Charts and diagrams as code:
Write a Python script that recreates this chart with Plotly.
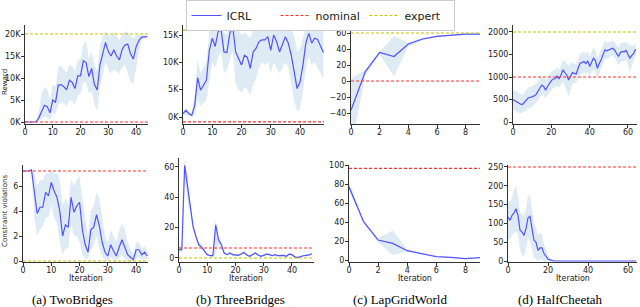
import plotly.graph_objects as go

# ---------------- data ----------------
tb_x = list(range(45))
tb_reward = [0,0,0,0,0,1000,2500,3800,3500,2100,5000,4500,8400,8500,8000,7300,9500,9000,7600,10500,10500,13900,13500,10300,12200,8500,7300,13000,15500,18100,16000,15000,16400,15000,14100,16500,17500,17700,15500,14300,17000,18500,19300,19400,19400]
tb_reward_lo = [0,0,0,0,0,0,800,1200,1000,500,2000,1800,4000,4500,4200,3500,5000,4800,3800,6000,6500,9000,9000,6500,7000,4000,2500,8000,11000,13500,12000,11000,12000,11500,11000,12500,13000,11000,9200,8500,12500,16000,18500,19000,19100]
tb_reward_hi = [0,0,0,0,0,2500,6500,8000,7500,5000,8500,8000,12500,12800,12000,11000,13000,12800,11500,14000,14500,17500,18500,14500,16000,13000,11500,17500,19500,20500,20000,19500,20500,19500,18500,20000,20500,20500,19500,19000,19800,19800,19800,19700,19600]
tb_viol = [7.2,7.2,7.2,7.3,5.5,3.8,4.3,4.3,5.5,5.2,6.3,5.6,5.1,4.0,2.0,2.9,2.7,5.1,3.9,4.4,4.7,2.5,1.3,0.7,2.5,2.7,3.7,2.8,1.5,0.7,0.4,1.3,0.8,0.4,1.1,1.7,1.1,0.5,0.3,0.1,0.9,0.9,0.5,0.7,0.4]
tb_viol_lo = [7.2,7.2,7.2,7.2,3.5,2.0,2.5,2.8,3.5,3.5,4.5,3.5,3.0,1.5,0.5,1.0,1.0,3.0,2.0,2.0,1.5,0.5,0.2,0.1,1.0,1.2,2.0,1.0,0.3,0.1,0.0,0.3,0.1,0.0,0.2,0.5,0.2,0.0,0.0,0.0,0.2,0.3,0.1,0.2,0.1]
tb_viol_hi = [7.2,7.2,7.2,7.4,7.0,6.0,6.5,6.5,7.0,7.0,7.3,7.0,7.0,6.5,4.5,5.0,4.5,6.5,6.0,6.5,6.8,5.0,3.5,2.0,4.0,4.5,5.5,5.0,3.5,2.0,1.5,2.5,2.0,1.5,2.5,3.0,2.5,1.5,1.0,0.5,1.5,1.5,1.0,1.2,0.8]
tb_nominal_reward, tb_expert_reward = 0, 20000
tb_nominal_viol, tb_expert_viol = 7.2, 0

thb_x_r = list(range(49))
thb_reward = [600,1200,600,300,2100,7200,4900,5800,6700,12200,14400,12900,15600,16000,11900,11800,15300,16500,11900,10700,9500,11300,10900,8900,11900,12600,13800,14100,14100,14700,12200,15000,13800,11900,13500,14700,13500,11300,8300,5200,6400,9500,13500,15300,13500,14400,14200,12900,11800]
thb_reward_lo = [200,500,200,0,500,3000,2000,2500,3000,6000,10000,9000,11000,12000,8000,8500,10500,12000,6000,5000,4500,5500,5000,4000,6000,7000,9000,10000,9500,10000,8000,10000,9000,8000,9000,10000,9000,6000,3000,1000,1500,4500,9000,11000,9500,10000,9000,8000,7000]
thb_reward_hi = [1000,1800,1000,700,4000,10500,8000,9000,10000,15500,16500,16000,16800,16800,15500,15000,16800,16800,16500,16000,15000,15500,15000,14500,16000,16300,16500,16500,16500,16800,16000,16800,16500,16000,16500,16800,16500,16000,15000,12000,12500,14500,16500,16800,16500,16800,16800,16500,16000]
thb_x_v = list(range(48))
thb_viol = [5.5,5.5,61,47,31.6,20.7,14.2,8.7,7.2,4.4,2.2,1.5,1.5,21.8,12,8.7,3.3,2.2,3.3,2.2,2.2,1.7,2.6,3.7,2.0,1.1,2.2,3.3,2.0,1.1,1.7,2.6,2.2,1.5,2.2,1.5,1.5,1.7,1.1,2.6,2.2,0.7,0.2,1.1,1.5,1.7,2.0,2.8]
thb_viol_lo = [4.5,3.0,52,38,28,18,12,7,6,3.5,1.5,1.0,0.5,3,8,7,2.5,1.5,2.5,1.5,1.5,1.0,1.8,2.8,1.3,0.5,1.5,2.5,1.3,0.5,1.0,1.8,1.5,0.8,1.5,0.8,0.8,1.0,0.5,1.8,1.5,0.2,0.0,0.5,0.8,1.0,1.3,2.0]
thb_viol_hi = [6.5,10,66,55,35,23,16,10.5,8.5,5.5,3.0,2.0,3,25,15,10,4.2,3.0,4.2,3.0,3.0,2.5,3.4,4.6,2.8,1.8,3.0,4.2,2.8,1.8,2.5,3.4,3.0,2.2,3.0,2.2,2.2,2.5,1.8,3.4,3.0,1.3,0.8,1.8,2.2,2.5,2.8,3.6]
thb_nominal_reward, thb_expert_reward = -900, 15900
thb_nominal_viol, thb_expert_viol = 6.6, 0

lg_x = list(range(10))
lg_reward = [-36.5,11.7,35.7,30.6,46.2,52.5,55.8,57.5,58.7,58.7]
lg_reward_lo = [-85,7,33,6,43,51,55,57,58,58]
lg_reward_hi = [3,14,37,56,48,54,57,58.5,59.5,59.5]
lg_viol = [77,40.4,21,17.5,9.8,6.3,3.5,2.8,1.4,2.5]
lg_viol_lo = [74,39,19,5,9,6,3.3,2.6,1.2,2.3]
lg_viol_hi = [82,42,23,31,11,6.8,3.8,3.0,1.6,2.7]
lg_nominal_reward, lg_expert_reward = 0, 60
lg_nominal_viol = 96.5

hc_x = list(range(65))
hc_reward = [500,470,448,420,396,390,440,500,537,545,560,580,612,680,746,821,790,709,790,858,920,955,960,1022,955,1040,1157,1100,1045,933,1010,1097,1080,1067,1200,1306,1320,1343,1300,1358,1231,1330,1418,1366,1194,1300,1381,1500,1604,1580,1604,1620,1642,1600,1530,1455,1540,1567,1560,1590,1500,1418,1480,1530,1619]
hc_reward_lo = [280,250,220,200,190,200,230,260,300,320,340,380,420,480,540,600,580,520,600,660,700,760,780,800,760,820,900,820,700,560,700,850,870,880,980,1050,1080,1100,1080,1100,1000,1100,1150,1100,980,1100,1180,1300,1400,1400,1420,1450,1480,1430,1350,1250,1330,1350,1350,1380,1250,1100,1250,1380,1480]
hc_reward_hi = [720,690,670,640,620,600,650,720,770,780,800,820,850,900,960,1040,1000,920,990,1060,1120,1150,1150,1230,1150,1250,1380,1350,1300,1250,1300,1340,1300,1270,1400,1520,1540,1560,1520,1580,1460,1550,1650,1600,1420,1520,1600,1700,1810,1760,1780,1790,1800,1770,1700,1650,1740,1760,1760,1790,1740,1720,1700,1680,1750]
hc_viol = [117,108,121,128,139,121,82,77,68,86,115,119,86,55,50,28,35,35,20,11,5,3,1,0,0,0,0,0,0,0,0,0,0,0,0,0,0,0,0,0,0,0,0,0,0,0,0,0,0,0,0,0,0,0,0,0,0,0,0,0,0,0,0,0,0]
hc_viol_lo = [55,60,70,75,80,70,30,15,10,30,60,55,30,10,5,0,5,5,0,0,0,0,0,0,0,0,0,0,0,0,0,0,0,0,0,0,0,0,0,0,0,0,0,0,0,0,0,0,0,0,0,0,0,0,0,0,0,0,0,0,0,0,0,0,0]
hc_viol_hi = [160,155,170,190,200,175,130,125,120,140,175,175,140,100,90,70,75,70,45,30,15,8,3,0,0,0,0,0,0,0,0,0,0,0,0,0,0,0,0,0,0,0,0,0,0,0,0,0,0,0,0,0,0,0,0,0,0,0,0,0,0,0,0,0,0]
hc_nominal_reward, hc_expert_reward = 1000, 2000
hc_nominal_viol = 250

captions = ["(a) TwoBridges", "(b) ThreeBridges", "(c) LapGridWorld", "(d) HalfCheetah"]

# ---------------- style ----------------
W, H = 640, 307
BLUE = "#5252ff"
BAND = "rgba(31,119,180,0.15)"
RED = "#ff3030"
YEL = "#c4c400"
TICKF = dict(family="DejaVu Sans", size=8, color="#222")

def fx(a, b):
    return [a / W, b / W]

def fy(top, bot):
    return [1 - bot / H, 1 - top / H]

panels = [
    (tb_x, tb_reward, tb_reward_lo, tb_reward_hi, tb_nominal_reward, tb_expert_reward,
     fx(25, 148), fy(25, 124), [0, 44.3], [-455, 22045], [0, 10, 20, 30, 40],
     [0, 5000, 10000, 15000, 20000], ["0K", "5K", "10K", "15K", "20K"]),
    (thb_x_r, thb_reward, thb_reward_lo, thb_reward_hi, thb_nominal_reward, thb_expert_reward,
     fx(183, 324), fy(25, 124), [0, 48.2], [-1280, 16830], [0, 10, 20, 30, 40],
     [0, 5000, 10000, 15000], ["0K", "5K", "10K", "15K"]),
    (lg_x, lg_reward, lg_reward_lo, lg_reward_hi, lg_nominal_reward, lg_expert_reward,
     fx(351, 480), fy(25, 124), [0, 9], [-53.75, 70], [0, 2, 4, 6, 8],
     [-40, -20, 0, 20, 40, 60], ["\u221240", "\u221220", "0", "20", "40", "60"]),
    (hc_x, hc_reward, hc_reward_lo, hc_reward_hi, hc_nominal_reward, hc_expert_reward,
     fx(513, 637), fy(25, 124), [0, 64.7], [-44, 2155], [0, 20, 40, 60],
     [0, 500, 1000, 1500, 2000], ["0", "500", "1000", "1500", "2000"]),
    (tb_x, tb_viol, tb_viol_lo, tb_viol_hi, tb_nominal_viol, tb_expert_viol,
     fx(23, 148), fy(165, 262), [0, 44.2], [-0.08, 7.68], [0, 10, 20, 30, 40],
     [0, 2, 4, 6], ["0", "2", "4", "6"]),
    (thb_x_v, thb_viol, thb_viol_lo, thb_viol_hi, thb_nominal_viol, thb_expert_viol,
     fx(179, 314), fy(158, 262), [0, 47.8], [-2.64, 65.9], [0, 10, 20, 30, 40],
     [0, 20, 40, 60], ["0", "20", "40", "60"]),
    (lg_x, lg_viol, lg_viol_lo, lg_viol_hi, lg_nominal_viol, None,
     fx(349, 480), fy(165, 262), [0, 9], [-2.1, 100], [0, 2, 4, 6, 8],
     [0, 20, 40, 60, 80, 100], ["0", "20", "40", "60", "80", "100"]),
    (hc_x, hc_viol, hc_viol_lo, hc_viol_hi, hc_nominal_viol, None,
     fx(508, 637), fy(165, 262), [0, 64.5], [-2.66, 255.3], [0, 20, 40, 60],
     [0, 50, 100, 150, 200, 250], ["0", "50", "100", "150", "200", "250"]),
]

fig = go.Figure()
layout = {}
for i, (x, y, lo, hi, nom, exp, xd, yd, xr, yr, xt, yt, ytt) in enumerate(panels):
    k = "" if i == 0 else str(i + 1)
    xa, ya = "x" + k, "y" + k
    fig.add_trace(go.Scatter(x=list(x) + list(x)[::-1], y=list(hi) + list(lo)[::-1],
                             xaxis=xa, yaxis=ya, fill="toself", fillcolor=BAND,
                             line=dict(width=0), mode="lines", hoverinfo="skip",
                             showlegend=False))
    fig.add_trace(go.Scatter(x=x, y=y, xaxis=xa, yaxis=ya, mode="lines",
                             line=dict(color=BLUE, width=1.2), name="ICRL",
                             showlegend=(i == 0), legendrank=1))
    fig.add_trace(go.Scatter(x=[xr[0], xr[1]], y=[nom, nom], xaxis=xa, yaxis=ya,
                             mode="lines", line=dict(color=RED, width=1.2, dash="3px,2px"),
                             name="nominal", showlegend=(i == 0), legendrank=2))
    if exp is not None:
        fig.add_trace(go.Scatter(x=[xr[0], xr[1]], y=[exp, exp], xaxis=xa, yaxis=ya,
                                 mode="lines", line=dict(color=YEL, width=1.2, dash="3px,2px"),
                                 name="expert", showlegend=(i == 0), legendrank=3))
    common = dict(showgrid=False, zeroline=False, showline=True, linecolor="#333",
                  linewidth=1, ticks="outside", ticklen=3, tickwidth=1, tickcolor="#333",
                  tickfont=TICKF, fixedrange=True, automargin=False)
    layout["xaxis" + k] = dict(domain=xd, range=xr, anchor=ya, tickmode="array",
                               tickvals=xt, ticklabelstandoff=-3, **common)
    layout["yaxis" + k] = dict(domain=yd, range=yr, anchor=xa, tickmode="array",
                               tickvals=yt, ticktext=ytt, ticklabelstandoff=-1, **common)

def note(text, px, py, size, family="DejaVu Sans", color="#222", angle=0):
    return dict(text=text, x=px / W, y=1 - py / H, xref="paper", yref="paper",
                xanchor="center", yanchor="middle", textangle=angle, showarrow=False,
                font=dict(family=family, size=size, color=color))

ann = [note("Reward", 5, 82, 7, angle=-90),
       note("Constraint violations", 5, 211, 7, angle=-90)]
for cx in [85.5, 246, 414.5, 572.5]:
    ann.append(note("Iteration", cx, 278, 8))
for cx, cap in zip([72, 240, 400, 560], captions):
    ann.append(note(cap, cx, 299, 13, family="Liberation Serif", color="#000"))

fig.update_layout(
    width=W, height=H, margin=dict(l=0, r=0, t=0, b=0, autoexpand=False),
    paper_bgcolor="white", plot_bgcolor="white",
    showlegend=True,
    legend=dict(orientation="h", xref="container", yref="container",
                x=0.5, xanchor="center", y=1.0, yanchor="top",
                bordercolor="#cccccc", borderwidth=1, bgcolor="white",
                font=dict(family="DejaVu Sans", size=11, color="#222"),
                entrywidth=44, entrywidthmode="pixels", tracegroupgap=0),
    annotations=ann,
    **layout,
)
fig.write_html("out.html", config={"displayModeBar": False},
               post_script="document.body.style.margin='0';document.body.style.overflow='hidden';")
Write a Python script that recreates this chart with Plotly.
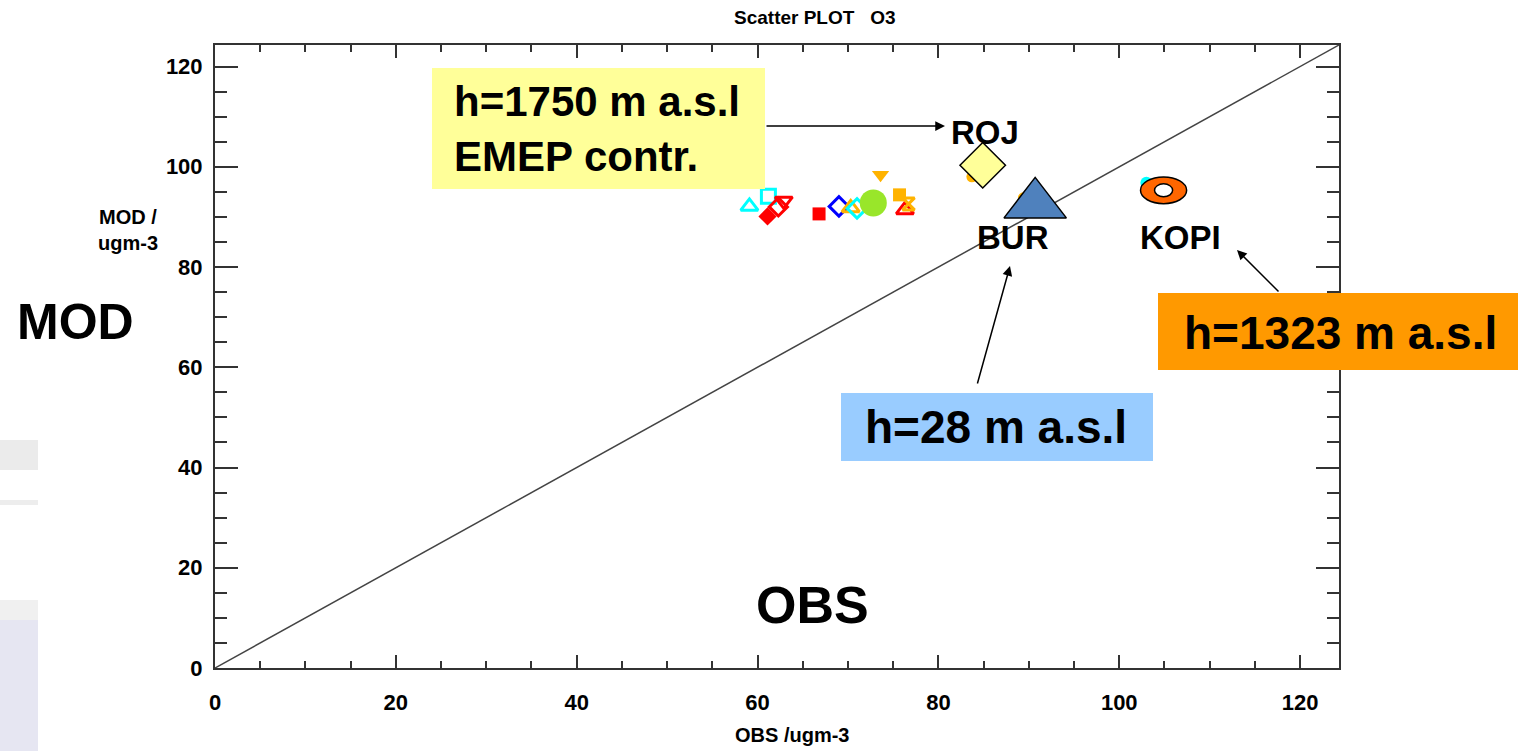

● **The task**
Word for word, give again the lines from the first entry to the line with "import plotly.graph_objects as go", inclusive. Exclude the pictures.

● **Exercise result**
Write a Python script that recreates this chart with Plotly.
import plotly.graph_objects as go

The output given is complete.